Like the IBM Christmas Tree Trojan, it carried a Christmas greeting, and like the Internet Worm, it also targeted Digital Equipment's VAX computers. What later became known as the Father Christmas Worm waited until midnight on December 24th before delivering its message to users on the network: HI HOW ARE YOU? I HAD A HARD TIME PREPARING ALL THE PRESENTS. IT ISNT QUITE AN EASY JOB. IM GETTING MORE AND MORE LETTERS.... NOW STOP COMPUTING AND HAVE A GOOD TIME AT HOME!! MERRY CHRISTMAS AND A HAPPY NEW YEAR. YOUR FATHER CHRISTMAS.
The Father Christmas Worm was considered nothing more than a nuisance, and did no damage. But in October 1989 the SPAN network was hit again, with a worm delivering a protest message. The new worm was a variant of Father Christmas, but this time when users logged in to their systems, they found that their normal opening page had been replaced with a large graphics display woven around the word WANK. In ordinary characters, the symbolism was explained:
WORMS AGAINST NUCLEAR KILLERS Your System Has Been Officially WANKed.
You talk of times of peace for all, and then prepare for war.
The arrival of the worm coincided with reports of protestors in Florida attempting to disrupt the launch of a nuclear-powered shuttle payload. It is assumed that the worm was also a protest against the launch.
The WANK Worm spread itself at a more leisurely rate than the lnternet Worm, sending out fewer alarms and creating less hysteria. But when Kevin Obermann, a computer technician at Lawrence Livermore Laboratories, took it apart, he reported, "This is a mean bug to kill and could have done a lot of damage."
The WANK Worm had some features that were not present in the Father Christmas Worm: to a limited extent it could evolve and miltate, allowing it to become just a little bit smarter as it made its way from machine to machine. In other words, the worm had been designed to mutate deliberately, to add to the problems that might be caused by accidental mutation or by unintentional programming errors. And, by not immediately announcing its presence, it had more time to spread.
A method for combatting the worm was developed by Bernard Perrot of the Institut de Physique Nucleaire at Orsay, France. Perrot's scheme was to create a booby-trapped file of the type that the worm could be expected to attack. If the worm tried to use information from the file, it would itself come under attack and be blown up and killed.
By the end of 1989 the prophecies of the computer virus experts seemed to have come true. Now not only were there viruses, but there was a whole panoply of malicious software to deal with: worms, trojans, and the programs known as logic bombs.
Bombs are always deliberately damaging but, unlike viruses, don't replicate. They are designed to lay dormant within a computer for a period of time, then explode at some preprogrammed date or event. Their targets vary: some delete or modify files, some zap the hard disk; some even release a virus or a worm when they explode. Their only common feature is the single blast of intentional destruction.
What had started out as simple self-replicating programs had grown into a full-blown threat to computer security. Those who had warned about the potential danger for the past two years were entitled to say, "I told you so."

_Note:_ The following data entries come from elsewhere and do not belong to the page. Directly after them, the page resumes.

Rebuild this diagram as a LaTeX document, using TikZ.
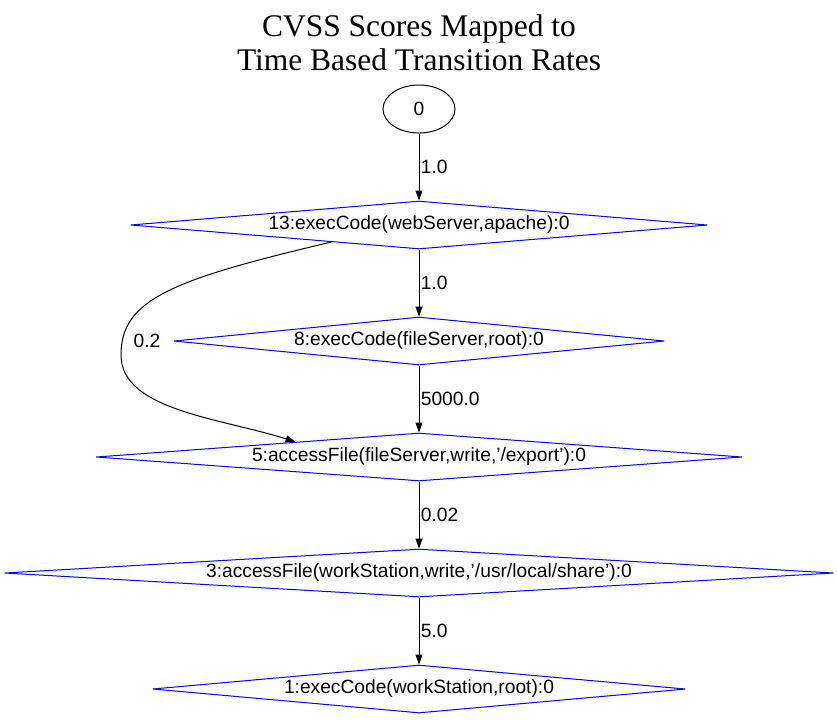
\documentclass[tikz,border=0pt]{standalone}
\usepackage{fontspec}
\setmainfont{Liberation Sans}
\newfontfamily\titlefont{Liberation Serif}
\usetikzlibrary{positioning, arrows.meta, shapes.geometric}

\begin{document}
\begin{tikzpicture}
		[x=0.75pt, y=-0.75pt, node distance=87pt,
		 fact/.style={diamond, draw=blue, line width=0.75pt, inner sep=0pt, minimum height=36pt, font=\fontsize{14.4pt}{16pt}\selectfont},
		 rate/.style={-{Triangle[length=7.5pt, width=5.25pt]}, line width=0.75pt},
		 score/.style={right, inner sep=1pt, font=\fontsize{14.4pt}{16pt}\selectfont}]
		\useasboundingbox (0,0) rectangle (837,719);
		% title %
		\node[anchor=north, align=center, inner sep=0pt, font=\titlefont\fontsize{23.6pt}{26pt}\selectfont] (title) at (419,14) {CVSS Scores Mapped to\\Time Based Transition Rates};
		% nodes %
		\node[ellipse, draw, line width=0.75pt, inner sep=0pt, minimum width=54pt, minimum height=36pt, font=\fontsize{14.4pt}{16pt}\selectfont] (n0) at (419,109) {0};
		\node[fact, below of = n0, minimum width=432.75pt, aspect=12.02] (n13) {13:execCode(webServer,apache):0};
		\node[fact, below of = n13, minimum width=368pt, aspect=10.22] (n8) {8:execCode(fileServer,root):0};
		\node[fact, below of = n8, minimum width=484.5pt, aspect=13.46] (n5) {5:accessFile(fileServer,write,'/export'):0};
		\node[fact, below of = n5, minimum width=621.75pt, aspect=17.27] (n3) {3:accessFile(workStation,write,'/usr/local/share'):0};
		\node[fact, below of = n3, minimum width=399.75pt, aspect=11.10] (n1) {1:execCode(workStation,root):0};

		% edges %
		\draw[rate] (n0) -- node[score] {1.0} (n13);
		\draw[rate] (n13) -- node[score] {1.0} (n8);
		\draw[rate] (n8) -- node[score] {5000.0} (n5);
		\draw[rate] (n5) -- node[score] {0.02} (n3);
		\draw[rate] (n3) -- node[score] {5.0} (n1);
		\draw[rate] (n13.191) .. controls (170,280) and (121,300) .. (121,355) .. controls (121,410) and (220,418) .. (n5.173);
		\node[score, anchor=center] (l02) at (147,341) {0.2};
\end{tikzpicture}
\end{document}
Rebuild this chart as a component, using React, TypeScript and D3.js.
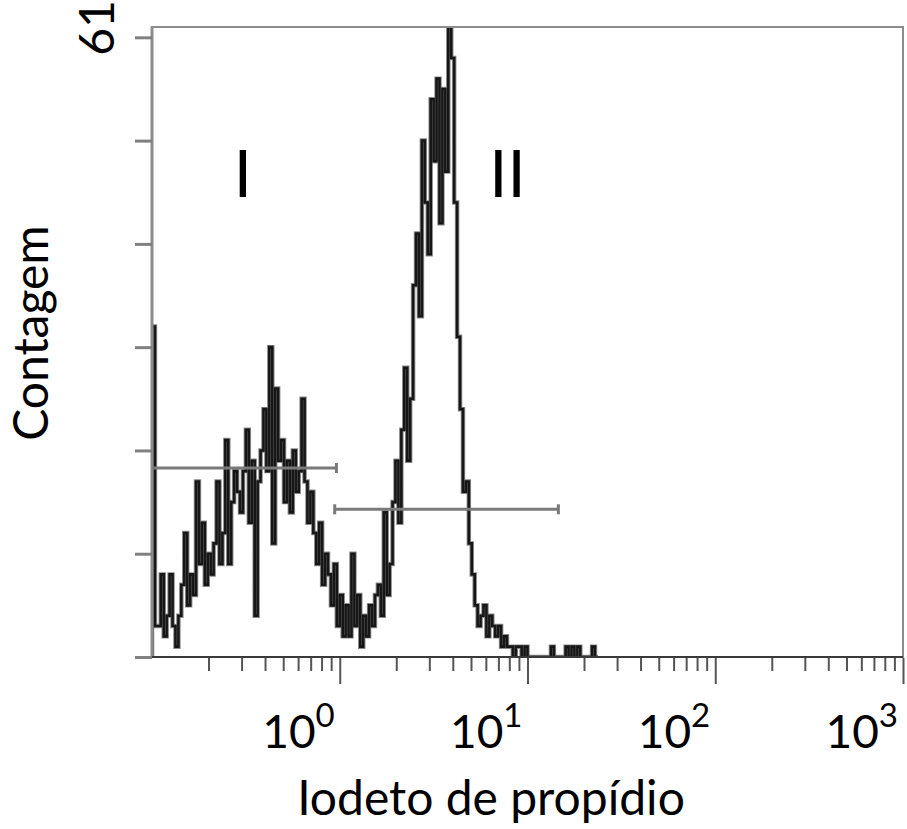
import React, { useEffect, useRef } from 'react';
import * as d3 from 'd3';

// counts per channel, 64 channels per decade starting at 10^-1
const counts = [
  32, 3,
  3, 8, 2, 4, 8, 3, 1, 4,
  7, 12, 5, 8, 6, 17, 9,
  13, 7, 10, 8, 11, 17, 9,
  12, 21, 9, 15, 18, 16,
  14, 18, 22, 13, 19, 4, 17,
  20, 24, 18, 30, 11, 26, 19,
  21, 15, 19, 14, 20, 16, 18,
  25, 17, 13, 16,
  12, 9, 13, 7, 10,
  8, 5, 9, 3, 6, 2,
  5, 2, 10, 3, 6, 1, 4, 2, 5, 3, 6,
  7, 4, 14, 6, 9,
  15, 19, 13,
  22, 28, 19, 25,
  36, 41, 33, 50,
  44, 39, 54,
  48, 56, 42, 55, 47,
  61, 58,
  44, 31,
  24, 16,
  17,
  11, 8,
  5, 3, 4,
  5, 2, 4, 3, 2,
  3, 1, 2, 1,
  1, 0, 1, 1, 0, 1,
  0, 0, 0, 0, 0, 0, 0, 0,
  1, 0, 0, 0, 0,
  1, 0, 1, 0, 1,
  0, 0, 0, 0, 1, 0,
];
const channelsPerDecade = 64;
const xDomain = [0.1, 1000];
const yMax = 61;
const yTicks = [0, 10, 20, 30, 40, 50, 60];
const majorTicks = [1, 10, 100, 1000];
const majorExp = ['0', '1', '2', '3'];
const minorMult = [2, 3, 4, 5, 6, 7, 8, 9];
const decades = [0.1, 1, 10, 100];

// marker gates (from, to, count level)
const gates = [
  { from: 0.1, to: 0.96, level: 18.3, capLeft: false },
  { from: 0.94, to: 14.6, level: 14.3, capLeft: true },
];
const regionLabels = [
  { text: 'I', at: 0.305, level: 44.5 },
  { text: 'II', at: 7.82, level: 44.5 },
];

export default function App() {
  const ref = useRef<SVGSVGElement>(null);

  useEffect(() => {
    const svg = d3.select(ref.current);
    svg.selectAll('*').remove();

    const width = 907, height = 829;
    const margin = { top: 27, right: 4, bottom: 172, left: 152 };
    const x = d3.scaleLog().domain(xDomain).range([margin.left, width - margin.right]);
    const y = d3.scaleLinear().domain([0, yMax]).range([height - margin.bottom, margin.top]);
    const x0 = margin.left, x1 = width - margin.right;
    const y0 = height - margin.bottom, y1 = margin.top;

    svg.append('defs').append('clipPath').attr('id', 'plotclip')
      .append('rect').attr('x', x0).attr('y', y1 - 1).attr('width', x1 - x0).attr('height', y0 - y1 + 1);

    // histogram as step line
    const pts: [number, number][] = [[xDomain[0], 0]];
    counts.forEach((c, i) => pts.push([Math.pow(10, -1 + i / channelsPerDecade), c]));
    pts.push([Math.pow(10, -1 + counts.length / channelsPerDecade), counts[counts.length - 1]]);
    const line = d3.line<[number, number]>()
      .x(d => x(d[0]))
      .y(d => y(d[1]))
      .curve(d3.curveStepAfter);
    // soft grey halo then black trace, like the scanned histogram
    svg.append('path')
      .attr('clip-path', 'url(#plotclip)')
      .attr('d', line(pts))
      .attr('fill', 'none')
      .attr('stroke', '#8a8a8a')
      .attr('stroke-width', 4.5);
    svg.append('path')
      .attr('clip-path', 'url(#plotclip)')
      .attr('d', line(pts))
      .attr('fill', 'none')
      .attr('stroke', '#161616')
      .attr('stroke-width', 2.6);

    // frame
    svg.append('rect')
      .attr('x', x0).attr('y', y1).attr('width', x1 - x0).attr('height', y0 - y1)
      .attr('fill', 'none').attr('stroke', '#8c8c8c').attr('stroke-width', 2);
    svg.append('line').attr('x1', x0).attr('x2', x0).attr('y1', y1).attr('y2', y0)
      .attr('stroke', '#8c8c8c').attr('stroke-width', 3);
    svg.append('line').attr('x1', x0).attr('x2', x1).attr('y1', y0).attr('y2', y0)
      .attr('stroke', '#3a3a3a').attr('stroke-width', 2);

    // gates
    gates.forEach(g => {
      const gy = y(g.level);
      svg.append('line').attr('x1', x(g.from)).attr('x2', x(g.to)).attr('y1', gy).attr('y2', gy)
        .attr('stroke', '#7a7a7a').attr('stroke-width', 3);
      const caps = g.capLeft ? [g.from, g.to] : [g.to];
      caps.forEach(c => {
        svg.append('line').attr('x1', x(c)).attr('x2', x(c)).attr('y1', gy - 5).attr('y2', gy + 5)
          .attr('stroke', '#7a7a7a').attr('stroke-width', 3);
      });
    });

    // y ticks
    const yAxis = svg.append('g').attr('transform', `translate(${x0},0)`)
      .call(d3.axisLeft(y).tickValues(yTicks).tickSize(17).tickFormat(() => ''));
    yAxis.select('.domain').remove();
    yAxis.selectAll('line').attr('stroke', '#808080').attr('stroke-width', 3);

    // x ticks
    const minor: number[] = [];
    decades.forEach(d => minorMult.forEach(m => minor.push(d * m)));
    const xMinor = svg.append('g').attr('transform', `translate(0,${y0 + 1})`)
      .call(d3.axisBottom(x).tickValues(minor).tickSize(13).tickFormat(() => ''));
    xMinor.select('.domain').remove();
    xMinor.selectAll('line').attr('stroke', '#555').attr('stroke-width', 2);
    const xMajor = svg.append('g').attr('transform', `translate(0,${y0 + 1})`)
      .call(d3.axisBottom(x).tickValues(majorTicks).tickSize(26).tickFormat(() => ''));
    xMajor.select('.domain').remove();
    xMajor.selectAll('line').attr('stroke', '#555').attr('stroke-width', 2);

    const font = 'Lato, "Open Sans", sans-serif';

    // x tick labels
    majorTicks.forEach((v, i) => {
      const t = svg.append('text')
        .attr('x', x(v) - 5).attr('y', 748)
        .attr('text-anchor', 'end')
        .attr('font-family', font).attr('font-size', 46).attr('fill', '#000');
      t.append('tspan').text('10');
      t.append('tspan').attr('dy', -21).attr('font-size', 33).text(majorExp[i]);
    });

    // x title
    svg.append('text')
      .attr('x', 491).attr('y', 815).attr('text-anchor', 'middle')
      .attr('font-family', font).attr('font-size', 48).attr('fill', '#000')
      .text('Iodeto de propídio');

    // y title and max label
    svg.append('text')
      .attr('transform', 'translate(48,333) rotate(-90)')
      .attr('text-anchor', 'middle')
      .attr('font-family', font).attr('font-size', 48).attr('fill', '#000')
      .text('Contagem');
    svg.append('text')
      .attr('transform', 'translate(114,28) rotate(-90)')
      .attr('text-anchor', 'middle')
      .attr('font-family', font).attr('font-size', 48).attr('fill', '#000')
      .text(String(yMax));

    // region labels
    regionLabels.forEach(r => {
      svg.append('text')
        .attr('x', x(r.at)).attr('y', y(r.level)).attr('text-anchor', 'middle')
        .attr('font-family', font).attr('font-size', 65).attr('fill', '#000')
        .text(r.text);
    });
  }, []);

  return (
    <svg
      ref={ref}
      width={907}
      height={829}
      style={{ position: 'absolute', left: 0, top: 0, display: 'block', background: '#fff' }}
    />
  );
}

But the prophecies were self-fulfilling. The choice of the term virus to describe quite unremarkable programs glamorized the mundane; the relentless promotion of the presumed threat put ideas in the minds of potential virus writers; the publicity given the concept ensured that the writer's progeny would become known and discussed. Even if the writer himself remained anony- mous, he would know that his creative offspring would become famous.
The computer underworld is populated with young men (and almost no women), mostly single, who live out their fantasies of power and glory on a keyboard. That some young men find computing a substitute for sexual activity is probably incontrovertible. Just as a handle will often hide a shy and frightened fifteen-year-old, an obsession with computing to the exclusion of all else may represent security for a sexually insecure youngster. The computer is his partner, his handle is his alter ego, and the virus he writes is the child of this alter ego and his partner.
A German virus writer once said, "You feel something wonderful has happened when you've produced one. You've created something that lives. You don't know where it will go or what it will do, but you know it will live on."